* _WHAT YOU ARE ASKED TO DO_
Both end lines count: copy exactly from the line that contains "Reproduce this chart with matplotlib." to the line that contains "from matplotlib.patches import Rectangle", and only those lines.

(Data listing)
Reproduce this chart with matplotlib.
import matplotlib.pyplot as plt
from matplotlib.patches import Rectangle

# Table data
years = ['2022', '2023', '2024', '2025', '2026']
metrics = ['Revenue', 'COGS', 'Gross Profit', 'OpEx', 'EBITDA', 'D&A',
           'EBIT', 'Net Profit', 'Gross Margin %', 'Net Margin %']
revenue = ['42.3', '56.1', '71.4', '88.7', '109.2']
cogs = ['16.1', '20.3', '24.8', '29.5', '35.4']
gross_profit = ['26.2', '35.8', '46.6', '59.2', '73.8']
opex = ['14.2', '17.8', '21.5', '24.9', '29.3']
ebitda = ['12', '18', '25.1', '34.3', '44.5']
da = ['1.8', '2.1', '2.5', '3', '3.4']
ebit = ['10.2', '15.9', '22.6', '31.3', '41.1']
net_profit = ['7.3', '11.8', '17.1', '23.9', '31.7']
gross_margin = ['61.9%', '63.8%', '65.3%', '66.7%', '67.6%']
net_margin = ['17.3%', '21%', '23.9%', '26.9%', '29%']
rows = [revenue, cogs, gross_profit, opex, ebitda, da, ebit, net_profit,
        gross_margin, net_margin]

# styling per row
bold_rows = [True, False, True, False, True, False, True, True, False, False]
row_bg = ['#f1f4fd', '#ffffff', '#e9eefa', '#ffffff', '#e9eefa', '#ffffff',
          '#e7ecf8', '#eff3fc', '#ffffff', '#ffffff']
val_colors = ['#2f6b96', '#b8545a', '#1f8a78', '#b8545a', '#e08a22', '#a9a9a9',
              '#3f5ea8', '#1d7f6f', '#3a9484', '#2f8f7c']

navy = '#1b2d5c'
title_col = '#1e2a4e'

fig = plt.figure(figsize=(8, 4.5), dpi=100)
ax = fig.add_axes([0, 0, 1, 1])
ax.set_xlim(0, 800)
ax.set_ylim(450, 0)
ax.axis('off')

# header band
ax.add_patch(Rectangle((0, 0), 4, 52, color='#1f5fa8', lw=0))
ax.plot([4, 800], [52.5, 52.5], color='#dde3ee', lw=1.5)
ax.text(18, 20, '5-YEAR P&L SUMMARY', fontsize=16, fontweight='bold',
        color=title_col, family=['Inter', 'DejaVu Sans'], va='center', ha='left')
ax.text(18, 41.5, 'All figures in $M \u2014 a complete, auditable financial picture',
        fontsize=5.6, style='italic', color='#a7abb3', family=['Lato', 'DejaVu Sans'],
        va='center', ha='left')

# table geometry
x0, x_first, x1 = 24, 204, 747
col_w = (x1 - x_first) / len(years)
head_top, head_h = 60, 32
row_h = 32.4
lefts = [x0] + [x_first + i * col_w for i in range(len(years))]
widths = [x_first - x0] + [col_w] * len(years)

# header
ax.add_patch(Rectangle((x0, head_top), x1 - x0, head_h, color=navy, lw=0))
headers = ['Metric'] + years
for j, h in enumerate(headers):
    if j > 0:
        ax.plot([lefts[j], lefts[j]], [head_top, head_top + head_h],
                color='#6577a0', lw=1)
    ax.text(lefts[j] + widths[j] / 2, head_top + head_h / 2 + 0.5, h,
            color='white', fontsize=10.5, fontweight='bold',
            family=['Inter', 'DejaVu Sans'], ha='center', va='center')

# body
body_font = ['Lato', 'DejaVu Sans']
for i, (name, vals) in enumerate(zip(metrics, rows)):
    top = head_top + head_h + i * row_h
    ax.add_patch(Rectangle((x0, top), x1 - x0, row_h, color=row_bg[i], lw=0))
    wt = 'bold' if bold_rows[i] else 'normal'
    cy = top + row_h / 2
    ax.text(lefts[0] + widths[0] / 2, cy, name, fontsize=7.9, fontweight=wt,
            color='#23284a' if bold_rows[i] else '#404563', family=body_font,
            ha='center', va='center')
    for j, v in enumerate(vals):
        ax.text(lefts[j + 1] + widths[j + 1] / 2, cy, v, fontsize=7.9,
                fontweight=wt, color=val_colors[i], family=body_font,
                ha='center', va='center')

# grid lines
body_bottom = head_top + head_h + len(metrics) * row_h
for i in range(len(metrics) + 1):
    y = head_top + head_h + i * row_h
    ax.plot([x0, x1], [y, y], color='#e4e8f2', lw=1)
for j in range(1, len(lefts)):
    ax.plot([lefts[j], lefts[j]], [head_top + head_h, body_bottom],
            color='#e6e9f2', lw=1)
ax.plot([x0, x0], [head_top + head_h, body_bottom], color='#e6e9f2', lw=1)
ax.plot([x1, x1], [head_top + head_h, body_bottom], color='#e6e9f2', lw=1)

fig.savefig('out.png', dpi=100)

---

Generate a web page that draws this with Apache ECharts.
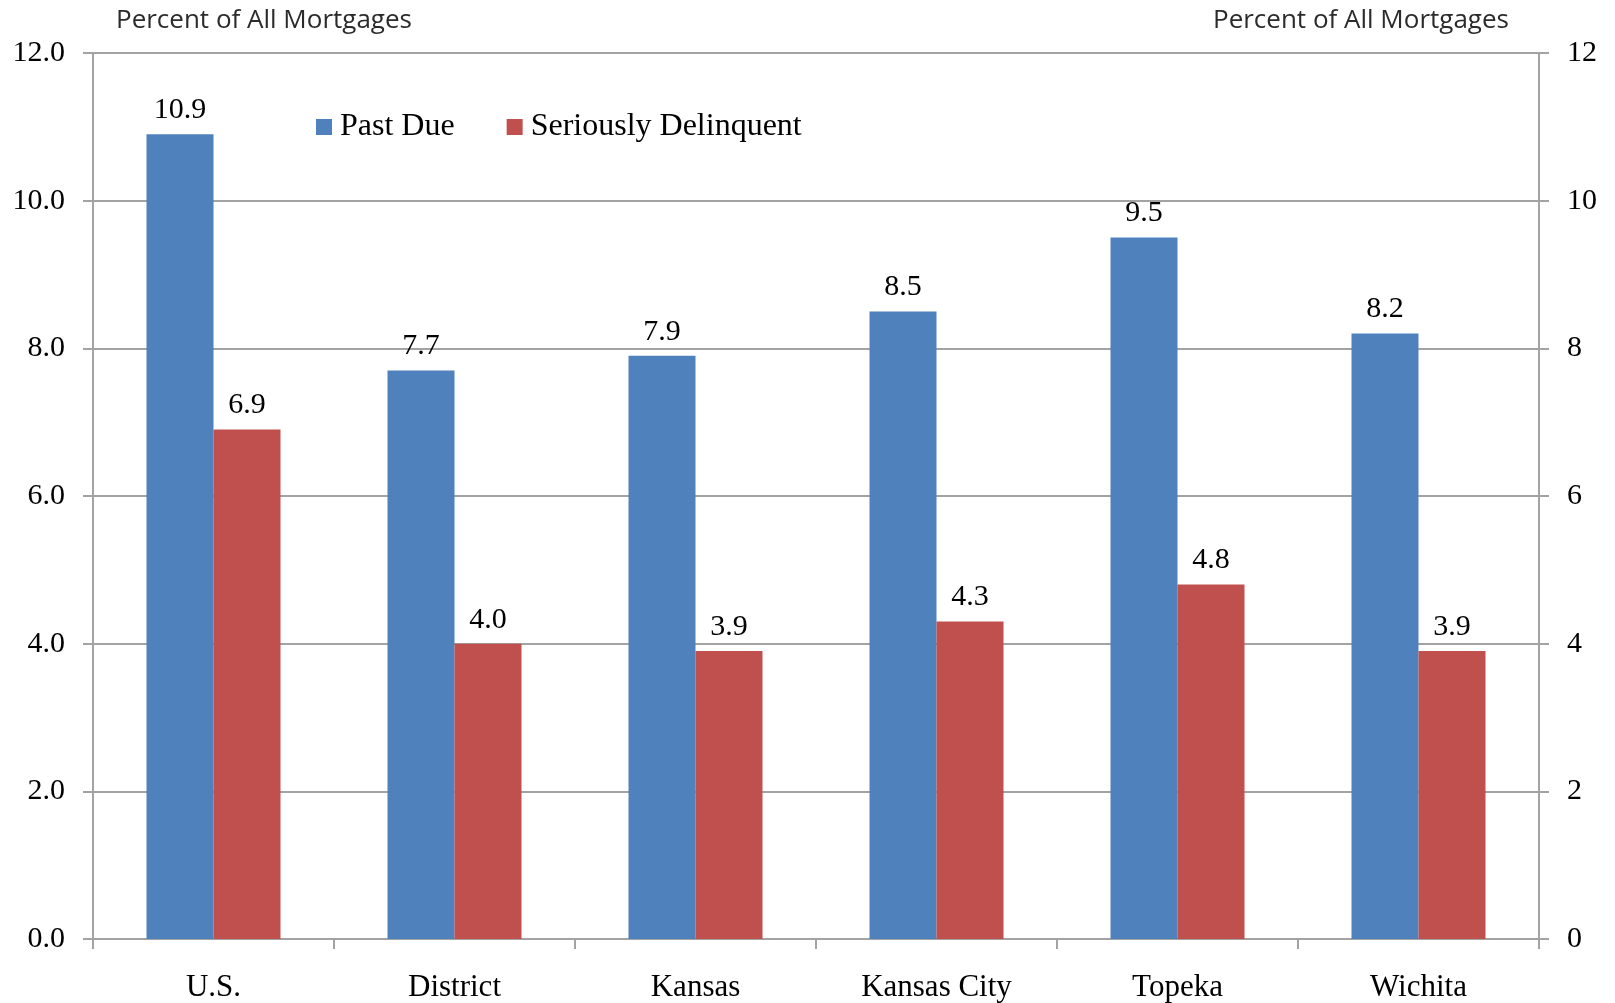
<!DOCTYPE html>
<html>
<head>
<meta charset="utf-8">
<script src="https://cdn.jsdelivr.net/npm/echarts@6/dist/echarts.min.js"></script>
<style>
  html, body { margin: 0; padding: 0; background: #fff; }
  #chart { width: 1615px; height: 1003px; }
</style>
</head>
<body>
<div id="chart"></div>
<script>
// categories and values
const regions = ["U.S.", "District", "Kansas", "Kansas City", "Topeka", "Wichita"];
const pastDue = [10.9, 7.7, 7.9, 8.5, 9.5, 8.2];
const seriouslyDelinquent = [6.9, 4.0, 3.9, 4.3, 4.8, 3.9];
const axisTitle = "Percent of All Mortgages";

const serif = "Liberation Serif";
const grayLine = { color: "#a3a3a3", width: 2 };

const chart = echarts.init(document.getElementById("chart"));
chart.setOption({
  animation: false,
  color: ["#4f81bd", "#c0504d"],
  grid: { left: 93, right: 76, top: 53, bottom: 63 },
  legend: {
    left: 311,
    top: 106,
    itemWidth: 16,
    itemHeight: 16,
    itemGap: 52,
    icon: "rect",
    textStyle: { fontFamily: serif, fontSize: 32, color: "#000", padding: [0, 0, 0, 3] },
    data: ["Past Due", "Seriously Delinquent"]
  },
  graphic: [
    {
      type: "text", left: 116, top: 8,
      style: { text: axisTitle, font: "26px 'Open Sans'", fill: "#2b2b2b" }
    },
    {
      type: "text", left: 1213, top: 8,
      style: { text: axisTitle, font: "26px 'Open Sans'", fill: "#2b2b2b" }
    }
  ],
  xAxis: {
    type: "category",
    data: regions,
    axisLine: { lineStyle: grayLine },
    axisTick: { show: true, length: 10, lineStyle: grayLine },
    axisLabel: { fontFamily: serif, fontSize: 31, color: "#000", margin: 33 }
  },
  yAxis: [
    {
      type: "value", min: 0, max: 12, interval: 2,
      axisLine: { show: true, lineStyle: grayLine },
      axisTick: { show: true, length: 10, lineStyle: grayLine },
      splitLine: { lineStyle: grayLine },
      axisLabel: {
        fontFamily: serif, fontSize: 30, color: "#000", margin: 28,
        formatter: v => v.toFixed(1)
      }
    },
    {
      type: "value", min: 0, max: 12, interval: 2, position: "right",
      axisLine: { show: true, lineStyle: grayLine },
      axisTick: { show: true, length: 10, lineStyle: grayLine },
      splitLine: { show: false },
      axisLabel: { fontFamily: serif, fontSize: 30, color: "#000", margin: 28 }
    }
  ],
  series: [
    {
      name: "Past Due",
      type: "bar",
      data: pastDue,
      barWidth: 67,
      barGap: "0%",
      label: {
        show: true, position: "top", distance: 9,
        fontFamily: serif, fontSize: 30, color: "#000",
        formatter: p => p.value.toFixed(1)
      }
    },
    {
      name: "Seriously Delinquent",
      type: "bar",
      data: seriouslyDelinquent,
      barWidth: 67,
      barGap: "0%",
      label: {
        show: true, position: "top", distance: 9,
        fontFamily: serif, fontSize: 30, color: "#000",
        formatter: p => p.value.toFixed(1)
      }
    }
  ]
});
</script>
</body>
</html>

* _WRITTEN ANSWER_
Reproduce this chart with matplotlib.
import matplotlib.pyplot as plt
from matplotlib.patches import Rectangle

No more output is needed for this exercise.